■ **SHORT TASK**
Write out the listing below without alteration, omitting its pictures.
• • •
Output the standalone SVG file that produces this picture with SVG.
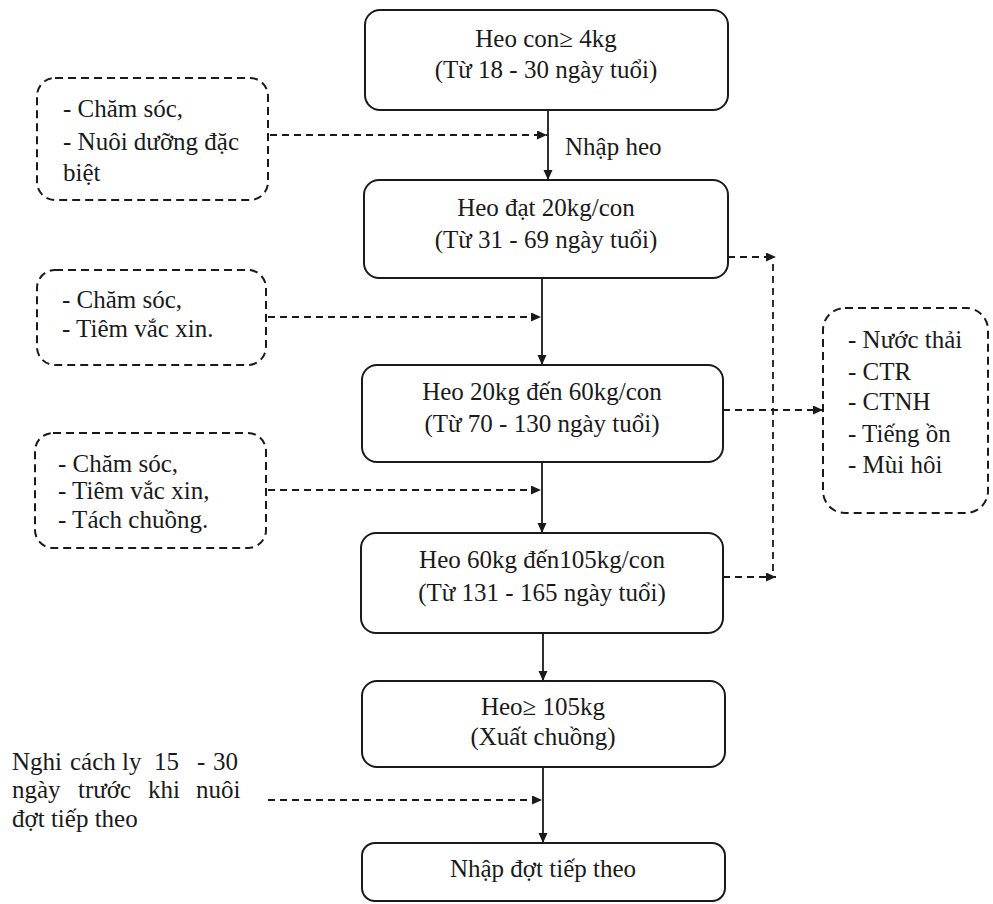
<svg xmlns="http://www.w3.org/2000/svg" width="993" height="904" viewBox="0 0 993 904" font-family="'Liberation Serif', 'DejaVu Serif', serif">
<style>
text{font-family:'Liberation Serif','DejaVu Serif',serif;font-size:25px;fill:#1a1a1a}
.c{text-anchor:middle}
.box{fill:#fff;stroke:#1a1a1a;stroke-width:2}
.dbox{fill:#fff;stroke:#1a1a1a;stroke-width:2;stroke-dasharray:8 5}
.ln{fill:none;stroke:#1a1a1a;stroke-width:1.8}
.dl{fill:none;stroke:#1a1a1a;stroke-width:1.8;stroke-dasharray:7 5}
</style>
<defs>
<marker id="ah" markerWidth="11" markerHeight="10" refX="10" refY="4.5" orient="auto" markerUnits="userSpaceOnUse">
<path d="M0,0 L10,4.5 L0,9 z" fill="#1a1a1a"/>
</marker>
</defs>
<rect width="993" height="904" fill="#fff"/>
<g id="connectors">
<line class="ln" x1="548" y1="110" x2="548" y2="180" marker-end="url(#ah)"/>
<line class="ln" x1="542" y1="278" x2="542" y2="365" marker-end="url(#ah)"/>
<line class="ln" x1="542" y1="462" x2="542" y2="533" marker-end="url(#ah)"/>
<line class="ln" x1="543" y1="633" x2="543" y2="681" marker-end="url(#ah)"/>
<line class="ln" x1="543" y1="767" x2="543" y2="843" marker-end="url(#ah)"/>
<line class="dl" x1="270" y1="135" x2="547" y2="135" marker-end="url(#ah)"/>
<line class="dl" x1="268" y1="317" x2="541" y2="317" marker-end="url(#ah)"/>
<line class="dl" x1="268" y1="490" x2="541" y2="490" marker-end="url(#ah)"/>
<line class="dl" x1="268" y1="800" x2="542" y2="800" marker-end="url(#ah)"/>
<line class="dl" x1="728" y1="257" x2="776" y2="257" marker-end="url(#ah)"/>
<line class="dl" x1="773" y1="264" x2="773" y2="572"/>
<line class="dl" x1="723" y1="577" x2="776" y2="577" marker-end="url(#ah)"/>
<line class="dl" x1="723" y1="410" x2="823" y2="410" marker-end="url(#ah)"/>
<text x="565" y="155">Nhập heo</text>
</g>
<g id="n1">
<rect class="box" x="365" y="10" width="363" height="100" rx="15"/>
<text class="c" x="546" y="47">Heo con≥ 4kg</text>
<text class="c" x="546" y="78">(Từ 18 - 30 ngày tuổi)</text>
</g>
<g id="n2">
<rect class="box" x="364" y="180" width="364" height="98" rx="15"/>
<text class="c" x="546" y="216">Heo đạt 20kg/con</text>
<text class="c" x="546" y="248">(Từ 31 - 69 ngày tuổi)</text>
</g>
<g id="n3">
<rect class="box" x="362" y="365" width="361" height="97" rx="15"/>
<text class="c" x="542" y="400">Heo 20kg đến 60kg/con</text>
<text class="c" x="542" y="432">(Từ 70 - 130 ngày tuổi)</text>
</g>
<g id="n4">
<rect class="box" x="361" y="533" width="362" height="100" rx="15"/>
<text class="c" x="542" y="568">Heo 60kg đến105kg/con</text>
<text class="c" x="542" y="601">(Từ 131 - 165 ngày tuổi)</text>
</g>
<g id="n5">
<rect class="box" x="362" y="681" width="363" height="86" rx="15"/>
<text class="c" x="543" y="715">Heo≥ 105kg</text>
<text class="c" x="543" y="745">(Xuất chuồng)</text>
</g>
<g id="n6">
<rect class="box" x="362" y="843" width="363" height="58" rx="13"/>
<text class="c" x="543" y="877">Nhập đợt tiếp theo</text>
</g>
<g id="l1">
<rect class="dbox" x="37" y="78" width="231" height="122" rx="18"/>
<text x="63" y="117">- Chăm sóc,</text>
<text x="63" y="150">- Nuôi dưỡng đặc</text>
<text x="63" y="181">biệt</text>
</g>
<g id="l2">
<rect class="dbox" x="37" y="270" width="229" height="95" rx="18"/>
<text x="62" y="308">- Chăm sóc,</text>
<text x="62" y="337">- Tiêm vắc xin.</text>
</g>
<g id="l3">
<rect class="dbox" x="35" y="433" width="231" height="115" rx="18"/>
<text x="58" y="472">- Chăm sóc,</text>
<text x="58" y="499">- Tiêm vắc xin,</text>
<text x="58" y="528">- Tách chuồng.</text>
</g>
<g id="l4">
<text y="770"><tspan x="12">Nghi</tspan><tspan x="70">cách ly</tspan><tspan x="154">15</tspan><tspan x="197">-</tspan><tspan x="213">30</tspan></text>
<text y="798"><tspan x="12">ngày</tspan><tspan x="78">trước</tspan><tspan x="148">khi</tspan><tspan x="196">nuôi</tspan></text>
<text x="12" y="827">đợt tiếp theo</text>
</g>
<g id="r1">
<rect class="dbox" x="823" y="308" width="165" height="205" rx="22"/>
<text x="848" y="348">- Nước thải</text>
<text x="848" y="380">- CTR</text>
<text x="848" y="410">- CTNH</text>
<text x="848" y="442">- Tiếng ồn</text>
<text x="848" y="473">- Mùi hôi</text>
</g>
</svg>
• • •
■ **RESULT OF THIS EXERCISE**
Output the standalone SVG file that produces this picture with SVG.
<svg xmlns="http://www.w3.org/2000/svg" width="993" height="904" viewBox="0 0 993 904" font-family="'Liberation Serif', 'DejaVu Serif', serif">
<style>
text{font-family:'Liberation Serif','DejaVu Serif',serif;font-size:25px;fill:#1a1a1a}
.c{text-anchor:middle}
.box{fill:#fff;stroke:#1a1a1a;stroke-width:2}
.dbox{fill:#fff;stroke:#1a1a1a;stroke-width:2;stroke-dasharray:8 5}
.ln{fill:none;stroke:#1a1a1a;stroke-width:1.8}
.dl{fill:none;stroke:#1a1a1a;stroke-width:1.8;stroke-dasharray:7 5}
</style>
<defs>
<marker id="ah" markerWidth="11" markerHeight="10" refX="10" refY="4.5" orient="auto" markerUnits="userSpaceOnUse">
<path d="M0,0 L10,4.5 L0,9 z" fill="#1a1a1a"/>
</marker>
</defs>
<rect width="993" height="904" fill="#fff"/>
<g id="connectors">
<line class="ln" x1="548" y1="110" x2="548" y2="180" marker-end="url(#ah)"/>
<line class="ln" x1="542" y1="278" x2="542" y2="365" marker-end="url(#ah)"/>
<line class="ln" x1="542" y1="462" x2="542" y2="533" marker-end="url(#ah)"/>
<line class="ln" x1="543" y1="633" x2="543" y2="681" marker-end="url(#ah)"/>
<line class="ln" x1="543" y1="767" x2="543" y2="843" marker-end="url(#ah)"/>
<line class="dl" x1="270" y1="135" x2="547" y2="135" marker-end="url(#ah)"/>
<line class="dl" x1="268" y1="317" x2="541" y2="317" marker-end="url(#ah)"/>
<line class="dl" x1="268" y1="490" x2="541" y2="490" marker-end="url(#ah)"/>
<line class="dl" x1="268" y1="800" x2="542" y2="800" marker-end="url(#ah)"/>
<line class="dl" x1="728" y1="257" x2="776" y2="257" marker-end="url(#ah)"/>
<line class="dl" x1="773" y1="264" x2="773" y2="572"/>
<line class="dl" x1="723" y1="577" x2="776" y2="577" marker-end="url(#ah)"/>
<line class="dl" x1="723" y1="410" x2="823" y2="410" marker-end="url(#ah)"/>
<text x="565" y="155">Nhập heo</text>
</g>
<g id="n1">
<rect class="box" x="365" y="10" width="363" height="100" rx="15"/>
<text class="c" x="546" y="47">Heo con≥ 4kg</text>
<text class="c" x="546" y="78">(Từ 18 - 30 ngày tuổi)</text>
</g>
<g id="n2">
<rect class="box" x="364" y="180" width="364" height="98" rx="15"/>
<text class="c" x="546" y="216">Heo đạt 20kg/con</text>
<text class="c" x="546" y="248">(Từ 31 - 69 ngày tuổi)</text>
</g>
<g id="n3">
<rect class="box" x="362" y="365" width="361" height="97" rx="15"/>
<text class="c" x="542" y="400">Heo 20kg đến 60kg/con</text>
<text class="c" x="542" y="432">(Từ 70 - 130 ngày tuổi)</text>
</g>
<g id="n4">
<rect class="box" x="361" y="533" width="362" height="100" rx="15"/>
<text class="c" x="542" y="568">Heo 60kg đến105kg/con</text>
<text class="c" x="542" y="601">(Từ 131 - 165 ngày tuổi)</text>
</g>
<g id="n5">
<rect class="box" x="362" y="681" width="363" height="86" rx="15"/>
<text class="c" x="543" y="715">Heo≥ 105kg</text>
<text class="c" x="543" y="745">(Xuất chuồng)</text>
</g>
<g id="n6">
<rect class="box" x="362" y="843" width="363" height="58" rx="13"/>
<text class="c" x="543" y="877">Nhập đợt tiếp theo</text>
</g>
<g id="l1">
<rect class="dbox" x="37" y="78" width="231" height="122" rx="18"/>
<text x="63" y="117">- Chăm sóc,</text>
<text x="63" y="150">- Nuôi dưỡng đặc</text>
<text x="63" y="181">biệt</text>
</g>
<g id="l2">
<rect class="dbox" x="37" y="270" width="229" height="95" rx="18"/>
<text x="62" y="308">- Chăm sóc,</text>
<text x="62" y="337">- Tiêm vắc xin.</text>
</g>
<g id="l3">
<rect class="dbox" x="35" y="433" width="231" height="115" rx="18"/>
<text x="58" y="472">- Chăm sóc,</text>
<text x="58" y="499">- Tiêm vắc xin,</text>
<text x="58" y="528">- Tách chuồng.</text>
</g>
<g id="l4">
<text y="770"><tspan x="12">Nghi</tspan><tspan x="70">cách ly</tspan><tspan x="154">15</tspan><tspan x="197">-</tspan><tspan x="213">30</tspan></text>
<text y="798"><tspan x="12">ngày</tspan><tspan x="78">trước</tspan><tspan x="148">khi</tspan><tspan x="196">nuôi</tspan></text>
<text x="12" y="827">đợt tiếp theo</text>
</g>
<g id="r1">
<rect class="dbox" x="823" y="308" width="165" height="205" rx="22"/>
<text x="848" y="348">- Nước thải</text>
<text x="848" y="380">- CTR</text>
<text x="848" y="410">- CTNH</text>
<text x="848" y="442">- Tiếng ồn</text>
<text x="848" y="473">- Mùi hôi</text>
</g>
</svg>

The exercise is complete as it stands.